The European Union is evaluating strategies to mitigate this dependency, including a proposal to mandate European companies to source critical components from at least three different suppliers. This comes amid concerns over the undervaluation of the yuan, which, according to German economist Jürgen Matthes, could be up to 40% against the euro. This currency imbalance, coupled with state subsidies that make Chinese products cheaper, poses a significant challenge to European manufacturers, as noted by Oliver Richtberg, head of foreign trade at VDMA. The European Commission is slated to discuss potential measures on May 29, while Richtberg praised Brussels for its proactive stance, though he critiqued Berlin for its lack of engagement.

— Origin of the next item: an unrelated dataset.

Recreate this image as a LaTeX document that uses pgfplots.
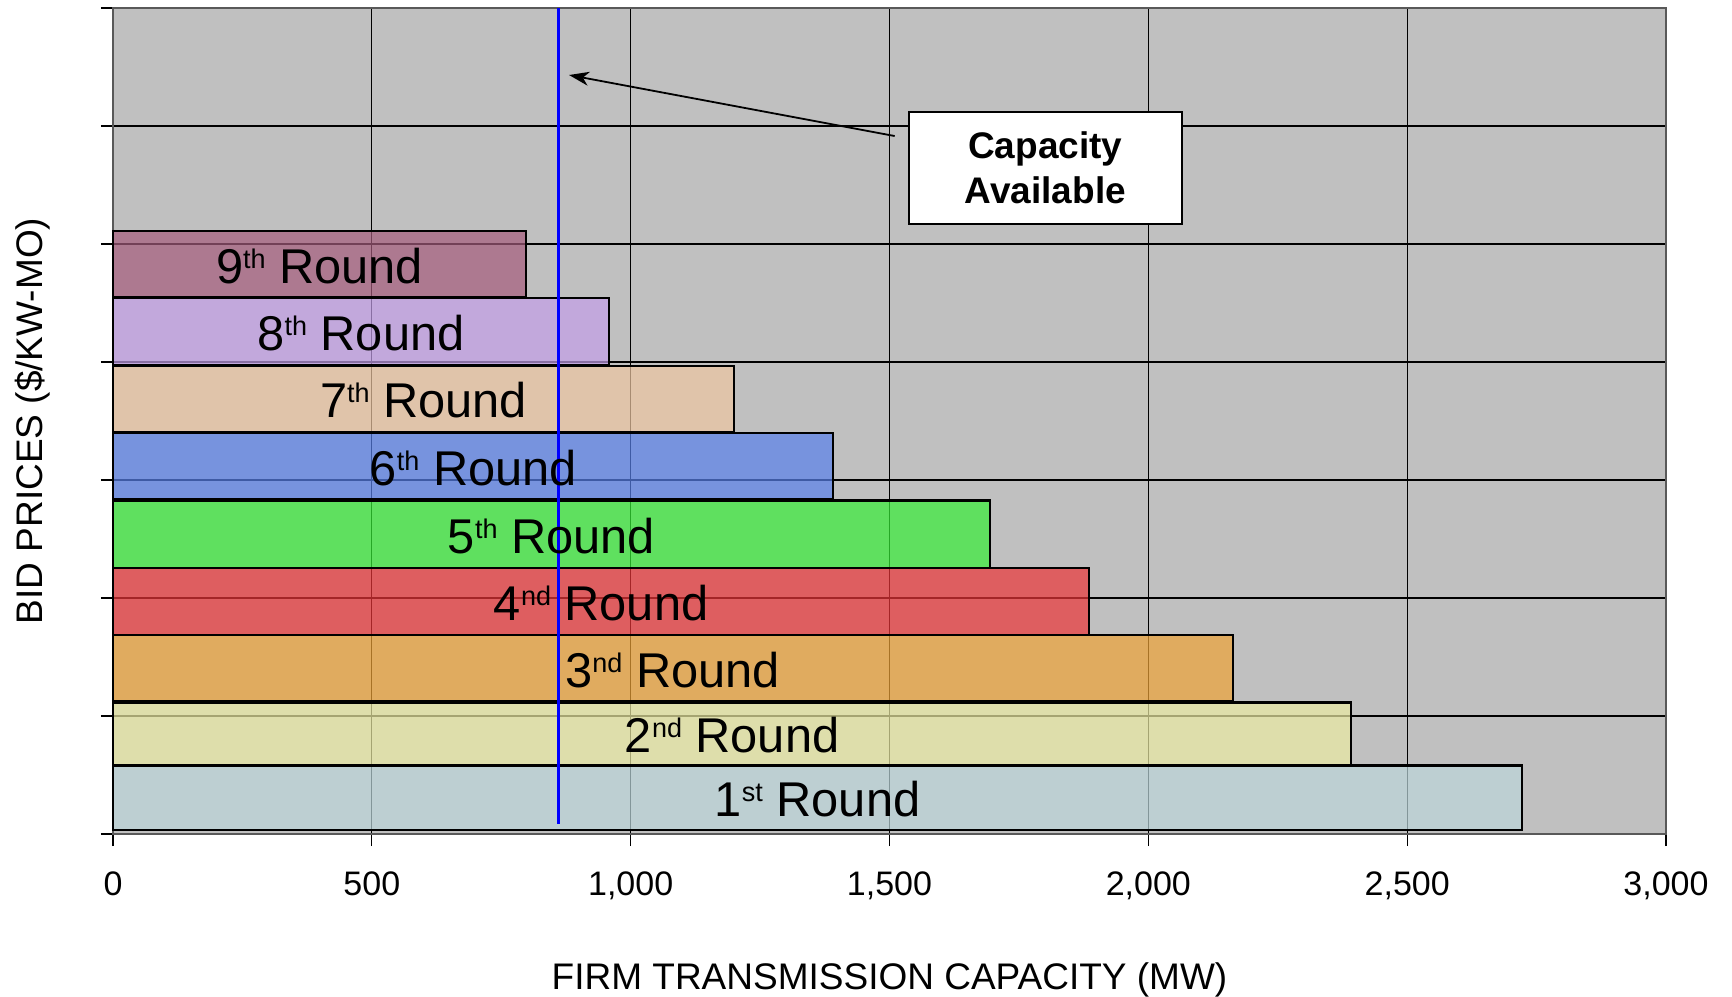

Data from Soapbox, a China trade analysis platform, underscores the growing threat of industrial cannibalisation. For instance, the EU imports 52% of its amino acid ingredients from China by value, but this figure jumps to 88% by volume. The situation is even more stark with polyhydric alcohols, where 96% of imports come from China. This growing reliance poses a risk of making EU production economically unviable in the long run, according to a trade consultant behind the platform. Andrew Small, director of the Asia program at the European Council on Foreign Relations, observes that the EU’s current countermeasures are inadequate to address the scale of Chinese imports.
Germany, now China’s largest trading partner in Europe, has experienced significant job losses, particularly in the industrial sector. The country’s trade deficit with China has doubled from $12 billion to $25 billion between 2024 and 2025, with imports reaching $118 billion as exports fell to $93 billion. This trend has resulted in the loss of approximately 250,000 industrial jobs since 2019, notably in car manufacturing. Jens Eskelund expressed existential concerns over this dependency, warning that continued deindustrialization could evolve from an economic issue into a security concern for Germany.

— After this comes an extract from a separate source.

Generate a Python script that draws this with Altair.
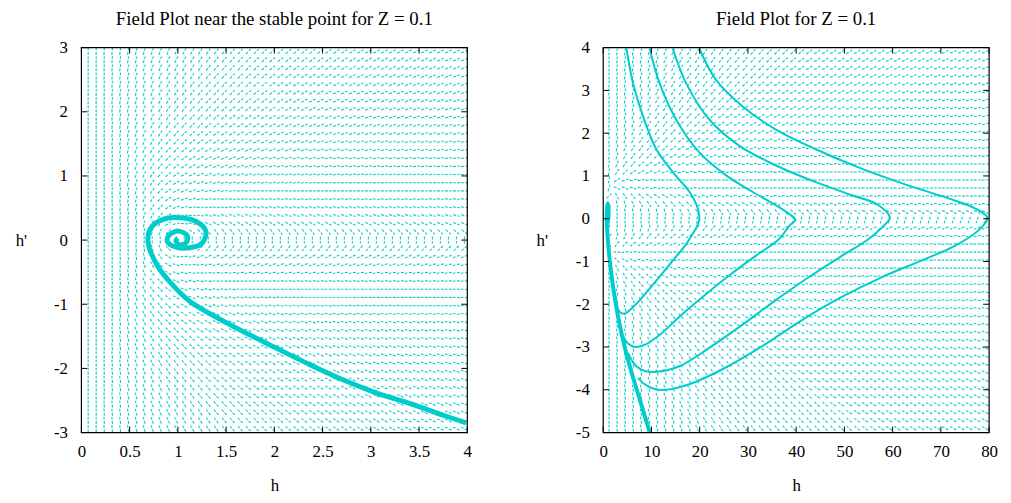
import numpy as np
import pandas as pd
import altair as alt

# ---------------- text ----------------
TITLE_LEFT = "Field Plot near the stable point for Z = 0.1"
TITLE_RIGHT = "Field Plot for Z = 0.1"
X_TITLE = "h"
Y_TITLE = "h'"

# ---------------- axes ----------------
left_h_domain = [0, 4]
left_v_domain = [-3, 3]
right_h_domain = [0, 80]
right_v_domain = [-5, 4]
left_x_ticks = [0, 0.5, 1, 1.5, 2, 2.5, 3, 3.5, 4]
left_y_ticks = [-3, -2, -1, 0, 1, 2, 3]
right_x_ticks = [0, 10, 20, 30, 40, 50, 60, 70, 80]
right_y_ticks = [-5, -4, -3, -2, -1, 0, 1, 2, 3, 4]

# ---------------- direction field (slope model) ----------------
Z = 0.1
FIELD_C = 0.7          # |h'| where the field turns horizontal at large h
left_grid_h = np.linspace(0.07, 3.97, 48)
left_grid_v = np.linspace(-2.94, 2.94, 47)
right_grid_h = np.linspace(1.2, 79.2, 48)
right_grid_v = np.linspace(-4.9, 3.9, 48)

# ---------------- trajectories ----------------
left_thick_h = [3.99, 3.75, 3.41, 3.07, 2.73, 2.38, 2.04, 1.53, 1.12, 0.91, 0.78, 0.69, 0.72,
                0.84, 1.01, 1.19, 1.29, 1.25, 1.12, 0.98, 0.89, 0.91, 1.01, 1.10, 1.08, 1.01, 0.98, 1.0]
left_thick_v = [-2.85, -2.73, -2.55, -2.39, -2.19, -1.95, -1.70, -1.31, -0.95, -0.64, -0.38, -0.02, 0.19,
                0.32, 0.35, 0.29, 0.14, -0.05, -0.12, -0.11, -0.02, 0.08, 0.14, 0.06, -0.05, -0.07, -0.01, 0.03]

right_thick_h = [9.62, 7.56, 5.50, 3.79, 2.48, 1.52, 0.90, 0.72, 0.76, 0.90, 1.05, 1.12, 1.00, 0.90, 0.95, 1.02]
right_thick_v = [-4.99, -4.22, -3.45, -2.68, -1.91, -1.14, -0.40, 0.00, 0.22, 0.35, 0.30, 0.10, -0.08, 0.00, 0.12, 0.05]

curve1_h = [4.81, 6.18, 8.24, 10.99, 14.42, 17.86, 19.57, 19.92, 19.23, 17.17, 14.42, 10.99, 7.55, 5.49, 4.46, 3.43, 2.61]
curve1_v = [3.98, 3.17, 2.40, 1.63, 1.09, 0.63, 0.25, -0.02, -0.22, -0.60, -0.98, -1.45, -1.91, -2.14, -2.22, -2.18, -1.98]

curve2_h = [9.62, 11.68, 15.11, 19.92, 25.41, 30.91, 35.71, 38.80, 39.84, 38.80, 36.40, 31.59, 26.10,
            20.60, 15.80, 11.68, 8.59, 6.52, 5.15, 4.12]
curve2_v = [3.98, 3.17, 2.32, 1.55, 1.02, 0.63, 0.32, 0.09, -0.03, -0.14, -0.48, -0.87, -1.33,
            -1.83, -2.29, -2.72, -2.95, -3.00, -2.92, -2.75]

curve3_h = [14.42, 17.17, 21.98, 28.16, 35.71, 43.96, 51.51, 57.01, 59.41, 58.38, 54.95, 49.45, 42.58,
            35.71, 28.85, 21.98, 15.80, 10.99, 8.59, 6.87, 5.84, 5.15]
curve3_v = [3.98, 3.17, 2.32, 1.71, 1.25, 0.86, 0.55, 0.32, 0.02, -0.14, -0.48, -0.87, -1.37,
            -1.91, -2.48, -3.02, -3.45, -3.58, -3.56, -3.45, -3.29, -3.14]

curve4_h = [19.92, 23.35, 28.85, 35.71, 43.96, 53.57, 63.19, 71.43, 76.92, 79.67, 77.61, 72.80, 65.93,
            57.69, 49.45, 41.21, 32.97, 24.73, 17.86, 13.05, 10.65, 8.59, 7.21]
curve4_v = [3.98, 3.25, 2.63, 2.09, 1.63, 1.17, 0.78, 0.48, 0.25, 0.02, -0.29, -0.64, -0.98,
            -1.37, -1.83, -2.37, -2.98, -3.52, -3.87, -4.00, -3.98, -3.87, -3.72]

# ---------------- style ----------------
CYAN = "#00CCCC"
FONT = "Liberation Serif"
PW, PH = 389, 388
SEG_LEN = 7.0
LABEL_SIZE = 17
TITLE_SIZE = 19


def field_frame(hs, vs, hdom, vdom):
    sx = PW / (hdom[1] - hdom[0])
    sy = PH / (vdom[1] - vdom[0])
    HH, VV = np.meshgrid(np.asarray(hs), np.asarray(vs))
    F = (VV ** 2 - FIELD_C * (1.0 - 1.0 / HH ** 2)) / HH
    ang = np.arctan2(F * sy, VV * sx)
    dh = 0.5 * SEG_LEN * np.cos(ang) / sx
    dv = 0.5 * SEG_LEN * np.sin(ang) / sy
    return pd.DataFrame({
        "h1": (HH - dh).ravel(), "h2": (HH + dh).ravel(),
        "v1": (VV - dv).ravel(), "v2": (VV + dv).ravel(),
    })


def traj_frame(pairs):
    rows = []
    for name, hs, vs in pairs:
        for i, (a, b) in enumerate(zip(hs, vs)):
            rows.append({"curve": name, "idx": i, "h": a, "v": b})
    return pd.DataFrame(rows)


def panel(title, hdom, vdom, xt, yt, field_df, thick_df, thin_df, thick_w, ytitle_x):
    xs = alt.Scale(domain=hdom, nice=False, zero=False)
    ys = alt.Scale(domain=vdom, nice=False, zero=False)
    common = dict(ticks=False, domain=False, grid=False, labelExpr="datum.value + ''",
                  labelFlush=False, labelFont=FONT, labelFontSize=LABEL_SIZE,
                  labelColor="black", titleFont=FONT, titleFontSize=LABEL_SIZE,
                  titleFontWeight="normal", titleColor="black")
    xaxis = alt.Axis(values=xt, title=X_TITLE, labelPadding=11, titlePadding=18, **common)
    yaxis = alt.Axis(values=yt, title=Y_TITLE, labelPadding=14, titleAngle=0,
                     titleX=ytitle_x, titleY=PH / 2, titleAlign="center",
                     titleBaseline="middle", **common)

    def X(f):
        return alt.X(f, scale=xs, axis=xaxis, title=X_TITLE)

    def Y(f):
        return alt.Y(f, scale=ys, axis=yaxis, title=Y_TITLE)

    field = alt.Chart(field_df).mark_rule(
        clip=True, color=CYAN, strokeWidth=1.1, strokeDash=[3, 1.5]
    ).encode(x=X("h1:Q"), y=Y("v1:Q"), x2="h2:Q", y2="v2:Q")
    layers = [field]
    if thin_df is not None:
        layers.append(alt.Chart(thin_df).mark_line(
            clip=True, color=CYAN, strokeWidth=2, interpolate="catmull-rom"
        ).encode(x=X("h:Q"), y=Y("v:Q"), detail="curve:N", order="idx:Q"))
    layers.append(alt.Chart(thick_df).mark_line(
        clip=True, color=CYAN, strokeWidth=thick_w, interpolate="catmull-rom"
    ).encode(x=X("h:Q"), y=Y("v:Q"), detail="curve:N", order="idx:Q"))

    xtdf = pd.DataFrame({"t": xt})
    ytdf = pd.DataFrame({"t": yt})
    tick = dict(color="black", strokeWidth=1)
    layers += [
        alt.Chart(xtdf).mark_rule(**tick).encode(
            x=X("t:Q"), y=alt.value(PH), y2=alt.value(PH - 6)),
        alt.Chart(xtdf).mark_rule(**tick).encode(
            x=X("t:Q"), y=alt.value(0), y2=alt.value(6)),
        alt.Chart(ytdf).mark_rule(**tick).encode(
            y=Y("t:Q"), x=alt.value(0), x2=alt.value(6)),
        alt.Chart(ytdf).mark_rule(**tick).encode(
            y=Y("t:Q"), x=alt.value(PW), x2=alt.value(PW - 6)),
        alt.Chart(pd.DataFrame({"k": [0]})).mark_rect(
            fill=None, filled=False, stroke="black", strokeWidth=1.2
        ).encode(x=alt.value(0), x2=alt.value(PW), y=alt.value(0), y2=alt.value(PH)),
    ]
    return alt.layer(*layers).properties(
        width=PW, height=PH,
        title=alt.TitleParams(title, font=FONT, fontSize=TITLE_SIZE, fontWeight="normal",
                              anchor="middle", offset=10, color="black"),
    )


left_field = field_frame(left_grid_h, left_grid_v, left_h_domain, left_v_domain)
right_field = field_frame(right_grid_h, right_grid_v, right_h_domain, right_v_domain)
left_thick = traj_frame([("s", left_thick_h, left_thick_v)])
right_thick = traj_frame([("s", right_thick_h, right_thick_v)])
right_thin = traj_frame([("c1", curve1_h, curve1_v), ("c2", curve2_h, curve2_v),
                         ("c3", curve3_h, curve3_v), ("c4", curve4_h, curve4_v)])

left = panel(TITLE_LEFT, left_h_domain, left_v_domain, left_x_ticks, left_y_ticks,
             left_field, left_thick, None, 5, -61)
right = panel(TITLE_RIGHT, right_h_domain, right_v_domain, right_x_ticks, right_y_ticks,
              right_field, right_thick, right_thin, 4, -62)

chart = alt.hconcat(left, right, spacing=64).properties(
    padding={"left": 7, "top": 0, "right": 5, "bottom": 0},
    background="white",
).configure_view(
    stroke=None
)

chart.save("out.html", embed_options={"renderer": "svg", "actions": False})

The EU has proposed legislative measures, including the Industrial Accelerator Act and an updated Cyber Security Act, to safeguard its industries. However, these initiatives will not take effect until 2027, leaving immediate challenges unaddressed. As the EU grapples with this complex issue, Andrew Small emphasizes the need for member states to actively participate in finding solutions, noting that previous efforts to impose tariffs fell short of rectifying trade imbalances. Meanwhile, China remains influential in the ongoing trade dynamics, with the ability to disrupt EU countermeasures and maintain its export flow.